--- start Records ---

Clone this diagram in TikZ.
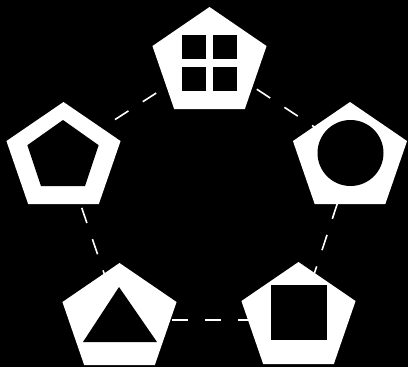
\documentclass[tikz,border=0pt]{standalone}
\usepackage{tikz}
\usetikzlibrary{arrows.meta}
\tikzset{
  every picture/.style={line join=round, line cap=butt},
  ring/.style={draw=white, line width=1.6pt, dash pattern=on 16pt off 17pt},
  shell/.style={fill=white},
  hole/.style={fill=black},
}
% pentagon: centre x, centre y, radius x, radius y, style
\newcommand{\pent}[5]{\fill[#5] ({#1},{#2-#4}) \foreach \a in {162,234,306,18}{ -- ({#1+#3*cos(\a)},{#2-#4*sin(\a)}) } -- cycle;}

\begin{document}
\begin{tikzpicture}[x=1pt,y=-1pt]
\fill[black] (0,0) rectangle (408,367);
\useasboundingbox (0,0) rectangle (408,367);
% corners of the ring
\coordinate (grid) at (210,58.5);
\coordinate (circ) at (354,153);
\coordinate (sq) at (299,320);
\coordinate (tri) at (120,320);
\coordinate (pent) at (63,153);
\draw[ring,dash phase=4.2pt] (pent) -- (grid);
\draw[ring,dash phase=10pt] (grid) -- (circ);
\draw[ring,dash phase=12.7pt] (circ) -- (sq);
\draw[ring,dash phase=14pt] (tri) -- (sq);
\draw[ring,dash phase=8pt] (pent) -- (tri);
% outer pentagons
\pent{209.5}{63.5}{60}{56.5}{shell}
\pent{63.5}{158.5}{60}{56.5}{shell}
\pent{350}{158.5}{60}{56.5}{shell}
\pent{119.5}{319.5}{60}{56.5}{shell}
\pent{298.5}{318.5}{60}{56.5}{shell}
% icons
\foreach \x in {182,213}{\foreach \y in {35,67}{\fill[hole] (\x,\y) rectangle ++(23.5,23.5);}}
\pent{63}{156.5}{37.5}{36.5}{hole}
\fill[hole] (350.5,153) circle[radius=33];
\fill[hole] (119,287) -- (83,342) -- (157,342) -- cycle;
\fill[hole] (271,285) rectangle (327,340);
\end{tikzpicture}
\end{document}
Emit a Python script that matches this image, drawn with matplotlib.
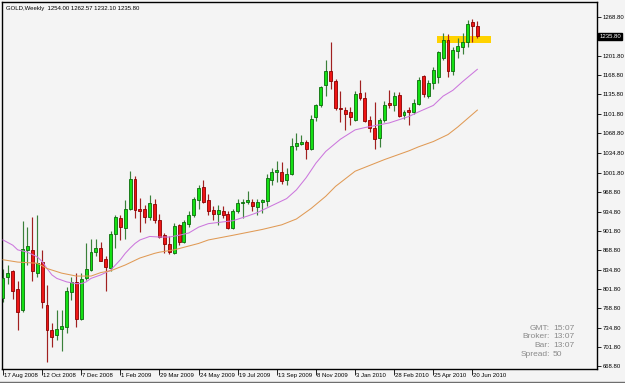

--- end Records ---

Each line in the records above should be reproduced exactly; images are not copied.

**Result of the task:**
Clone this diagram in TikZ.
\documentclass[tikz,border=0pt]{standalone}
\usepackage{tikz}
\usetikzlibrary{arrows.meta}
\tikzset{
  every picture/.style={line join=round, line cap=butt},
  ring/.style={draw=white, line width=1.6pt, dash pattern=on 16pt off 17pt},
  shell/.style={fill=white},
  hole/.style={fill=black},
}
% pentagon: centre x, centre y, radius x, radius y, style
\newcommand{\pent}[5]{\fill[#5] ({#1},{#2-#4}) \foreach \a in {162,234,306,18}{ -- ({#1+#3*cos(\a)},{#2-#4*sin(\a)}) } -- cycle;}

\begin{document}
\begin{tikzpicture}[x=1pt,y=-1pt]
\fill[black] (0,0) rectangle (408,367);
\useasboundingbox (0,0) rectangle (408,367);
% corners of the ring
\coordinate (grid) at (210,58.5);
\coordinate (circ) at (354,153);
\coordinate (sq) at (299,320);
\coordinate (tri) at (120,320);
\coordinate (pent) at (63,153);
\draw[ring,dash phase=4.2pt] (pent) -- (grid);
\draw[ring,dash phase=10pt] (grid) -- (circ);
\draw[ring,dash phase=12.7pt] (circ) -- (sq);
\draw[ring,dash phase=14pt] (tri) -- (sq);
\draw[ring,dash phase=8pt] (pent) -- (tri);
% outer pentagons
\pent{209.5}{63.5}{60}{56.5}{shell}
\pent{63.5}{158.5}{60}{56.5}{shell}
\pent{350}{158.5}{60}{56.5}{shell}
\pent{119.5}{319.5}{60}{56.5}{shell}
\pent{298.5}{318.5}{60}{56.5}{shell}
% icons
\foreach \x in {182,213}{\foreach \y in {35,67}{\fill[hole] (\x,\y) rectangle ++(23.5,23.5);}}
\pent{63}{156.5}{37.5}{36.5}{hole}
\fill[hole] (350.5,153) circle[radius=33];
\fill[hole] (119,287) -- (83,342) -- (157,342) -- cycle;
\fill[hole] (271,285) rectangle (327,340);
\end{tikzpicture}
\end{document}
Emit a Python script that matches this image, drawn with matplotlib.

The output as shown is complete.